There are other invoice types. Consignment is used for consignment payment invoices, payment schedule is used with invoicing of contracts with a payment schedule, and labor transaction is used when the invoice records are created from the Labor Reporting application. There are three other invoice types associated with invoice, credit note, or debit note reversal. For consignment invoices there is only one button below the Invoice Lines table window and that is Select Consignment Transactions.
You can enter an invoice against a PO where there have been no receipts, but you cannot approve the invoice if any of the PO lines is marked as receipt required. You can enter an invoice where there is no PO and therefore no receipt, for example a utility bill or a rental payment. You can also enter an invoice against a contract of type Purchase, Lease/Rental, or Warranty/Service, again without the use of a PO. For example, when invoices are received for services performed by sub-contractors against work orders where there might just be a service contract with the supplier then there may not be a PO because the authority to spend has been granted on the work order. In this case, the service contract is referenced, and invoice lines of type service are entered. Maximo creates the service receipt when the invoice is approved, and this then shows on the work order as actual services. The default table data can be useful to default onto the invoice lines the values for the work order, location, asset or GL debit account.
The GL posting date will be set to the vendors invoice date or date/time when the invoice record was created, but it can be changed. At approval of the invoice the GL posting date can be checked to see whether it is in an open financial period, and if it isn’t the GL posting date will be set to the start date of the next open financial period. There are settings in Organizations application for this. They are provided to reduce errors encountered when Maximo invoices are interfaced through to an Accounts Payable ledger of a financial system.
Occasionally there is a need to completely reverse an approved and paid invoice and Maximo supports this. This might occur when a vendor sends a cancelled invoice and provides a new one for a different amount, or when mistakes are made during the data entry of the invoice. The action Reverse Invoice can be used against an invoice, credit note or debit note. It can only be applied against records at approved or paid state, otherwise the Delete Invoice action or change status to Cancel can be used. When the Reverse Invoice dialog opens you will need to use the Autonumber button or enter the new invoice number, provide a reversal reason, optionally change the GL posting date and select the status for the reverse invoice record, pending reversal, approved or paid. When this is set to approved, then all invoice transactions are reversed by writing identical records but with the opposite sign for the quantities and costs. The status on the original record is changed to REVERSED and the Reverse Invoice field is set to the reversing record. On that record the original invoice field will be set so that you can easily track back and forth between the original invoice and its reversal record. You cannot reverse a reversed invoice and you cannot reverse an invoice created from one of the Contract applications or the Labor Reporting application. Only the records manually created in the Invoice application can be reversed.
When approving invoices there is an upper limit defined by a user’s security group. There are also upper and lower tolerances for the total invoice amount, total tax and total of services on the security group. These may result in a particular user not being able to approve the invoice.

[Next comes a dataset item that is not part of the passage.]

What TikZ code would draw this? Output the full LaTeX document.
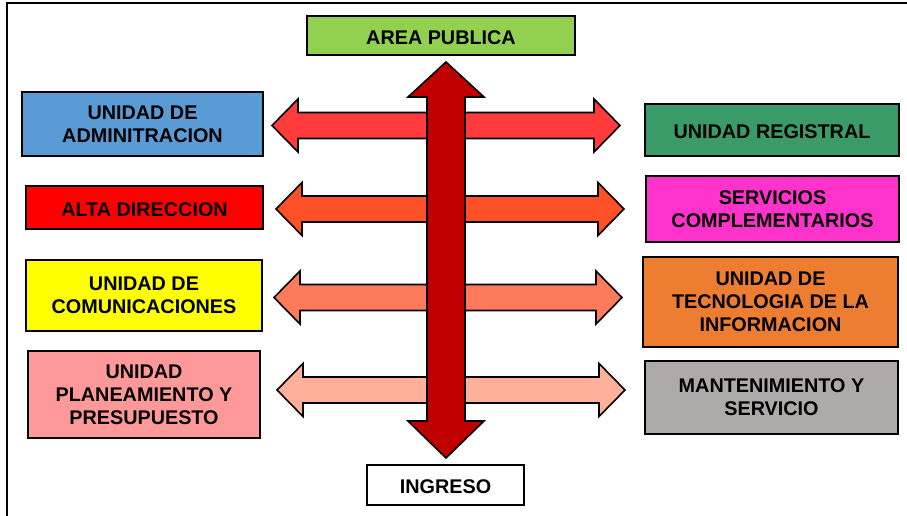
\documentclass[tikz,border=0pt]{standalone}
\usepackage{fontspec}
\setmainfont{Liberation Sans}
\definecolor{cArea}{HTML}{92D050}
\definecolor{cAdm}{HTML}{5B9BD5}
\definecolor{cAlta}{HTML}{FF0000}
\definecolor{cCom}{HTML}{FFFF00}
\definecolor{cPlan}{HTML}{FF9999}
\definecolor{cReg}{HTML}{3A9A68}
\definecolor{cServ}{HTML}{FF33CC}
\definecolor{cTec}{HTML}{ED7D31}
\definecolor{cMant}{HTML}{AEAAAA}
\definecolor{aOne}{HTML}{FF3B3B}
\definecolor{aTwo}{HTML}{FF5028}
\definecolor{aThree}{HTML}{FF7A5A}
\definecolor{aFour}{HTML}{FFB09A}
\definecolor{aVert}{HTML}{C00000}
\newcommand\hdarrow[4]{%
  \draw[blockarrow, fill=#4] (#2,#1) -- (#2+26,#1-26.5) -- (#2+26,#1-13) -- (#3-26,#1-13)
    -- (#3-26,#1-26.5) -- (#3,#1) -- (#3-26,#1+26.5) -- (#3-26,#1+13)
    -- (#2+26,#1+13) -- (#2+26,#1+26.5) -- cycle;}
\begin{document}
\begin{tikzpicture}[x=1pt,y=-1pt,
  box/.style={draw=black, line width=1.8pt, inner sep=0pt, align=center,
    font=\fontsize{19.8}{23}\selectfont\bfseries, text=black,
    execute at begin node={\rule{0pt}{17.5pt}}},
  blockarrow/.style={draw=black, line width=1.6pt, line join=miter}]
\useasboundingbox (0,0) rectangle (907,515);
\fill[white] (0,0) rectangle (907,515);
\draw[line width=1.8pt] (7,530) -- (7,3) -- (920,3);

% boxes
\node[box, fill=cArea, minimum width=268pt, minimum height=39pt] (area) at (441,35.5) {AREA PUBLICA};
\node[box, fill=cAdm, minimum width=241pt, minimum height=64pt] (adm) at (142.5,124) {UNIDAD DE\\ADMINITRACION};
\node[box, fill=cAlta, minimum width=237pt, minimum height=43pt] (alta) at (144.5,207.5) {ALTA DIRECCION};
\node[box, fill=cCom, minimum width=236pt, minimum height=71pt] (com) at (144,295.5) {UNIDAD DE\\COMUNICACIONES};
\node[box, fill=cPlan, minimum width=232pt, minimum height=87pt] (plan) at (144,394.5) {UNIDAD\\PLANEAMIENTO Y\\PRESUPUESTO};
\node[box, fill=cReg, minimum width=254pt, minimum height=52pt] (reg) at (772,130) {UNIDAD REGISTRAL};
\node[box, fill=cServ, minimum width=253pt, minimum height=66pt] (serv) at (772.5,209) {SERVICIOS\\COMPLEMENTARIOS};
\node[box, fill=cTec, minimum width=255pt, minimum height=90pt] (tec) at (770.5,302) {UNIDAD DE\\TECNOLOGIA DE LA\\INFORMACION};
\node[box, fill=cMant, minimum width=253pt, minimum height=73pt] (mant) at (771.5,397.5) {MANTENIMIENTO Y\\SERVICIO};
\node[box, fill=white, minimum width=157pt, minimum height=40pt] (ing) at (445.5,485) {INGRESO};

% horizontal double arrows
\hdarrow{125.5}{272}{620}{aOne}
\hdarrow{209}{276}{624}{aTwo}
\hdarrow{297.5}{274}{622}{aThree}
\hdarrow{390}{277}{625}{aFour}

% vertical double arrow
\draw[blockarrow, fill=aVert] (446,62) -- (484,97) -- (465,97) -- (465,421) -- (484,421)
  -- (446,458) -- (408,421) -- (427,421) -- (427,97) -- (408,97) -- cycle;
\end{tikzpicture}
\end{document}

The Shipment Receiving application is used for item and tool transfers between storerooms, more specifically it is used for the receiving into the destination storeroom. The whole logistics process starts with the Inventory Usage document of type TRANSFER that contains the items and tools to be transferred. A transfer between storerooms of the same site or between storerooms in different sites of the same organization does not require the items to be shipped, but it might be your policy to go through the shipped status and create a shipment record rather than change status direct to complete, and there is a setting in the Organizations application for this. For transfers between storerooms of different organizations then this is only possible if they share the same item set, and if that is the case then you have to create a shipment record by moving the inventory usage document to shipped status. You have to use an inventory usage document to transfer a rotating item or rotating tool from one storeroom to another.
The Shipment Receiving application has no new record button a shipment record must already exist. There is an expectation that the receiving storeroom has also received some documentation with the shipment that contains either the shipment number or a packing slip number because these are what are used to find the shipment record. With the record selected the Shipment Receipts tab will look familiar to those who use the Receiving application for items and tools. There are buttons for Select Shipped Items, Select Items for Return, and Select Records to Void.
In the Select Shipped Items dialog you pick the items to receive and if necessary you can adjust the quantity received, although this should be rare. If the inventory usage line was marked as inspection required, then on receipt the inspection status will move to WINSP – waiting inspection. At this status it allows you to adjust the bin where the items will be stored. There are two actions that would be used next, Change Inspection Status or Change Inspection Status for Rotating Items. Two transaction records would have been created, one for the shipment and one for the transfer.
If the shipment is to a storeroom in another site and the item or tool is a rotating item, then you will need to use the Receive Rotating Items action. The inspection status on the shipment receiving record will be WASSET – waiting for serialization. You are moving an asset and assets exist at the site level and so there could be a need to create a new asset number in the site of the destination storeroom. The Receive Rotating Items dialog will attempt to use the same asset number as the originating site and it will copy the serial number. If the asset number does not exist in the transfer to site, then the inspection status will be moved to COMP – complete. If the asset number already exists, then you may get an error message as you cannot have two assets with the same number. Maximo will recognise a return of an asset to a site where it had previously existed. Before moving assets between sites there has to be a holding location created for the destination site, this is achieved from the Locations application, by creating a location with a type of HOLDING.
If items have been found to be faulty when they have been received at the destination storeroom then for non-rotating items, the button Select Items for Return can be used. For rotating items, a new inventory usage document will need to be raised to ship the asset back to its original storeroom.
A shipment receipt record created in error can be reversed by using the Select Records to Void button. This allows to you void particular lines of the shipment, or if necessary all lines. You cannot void a shipment receipt line which is a rotating item or one that has already been marked for return.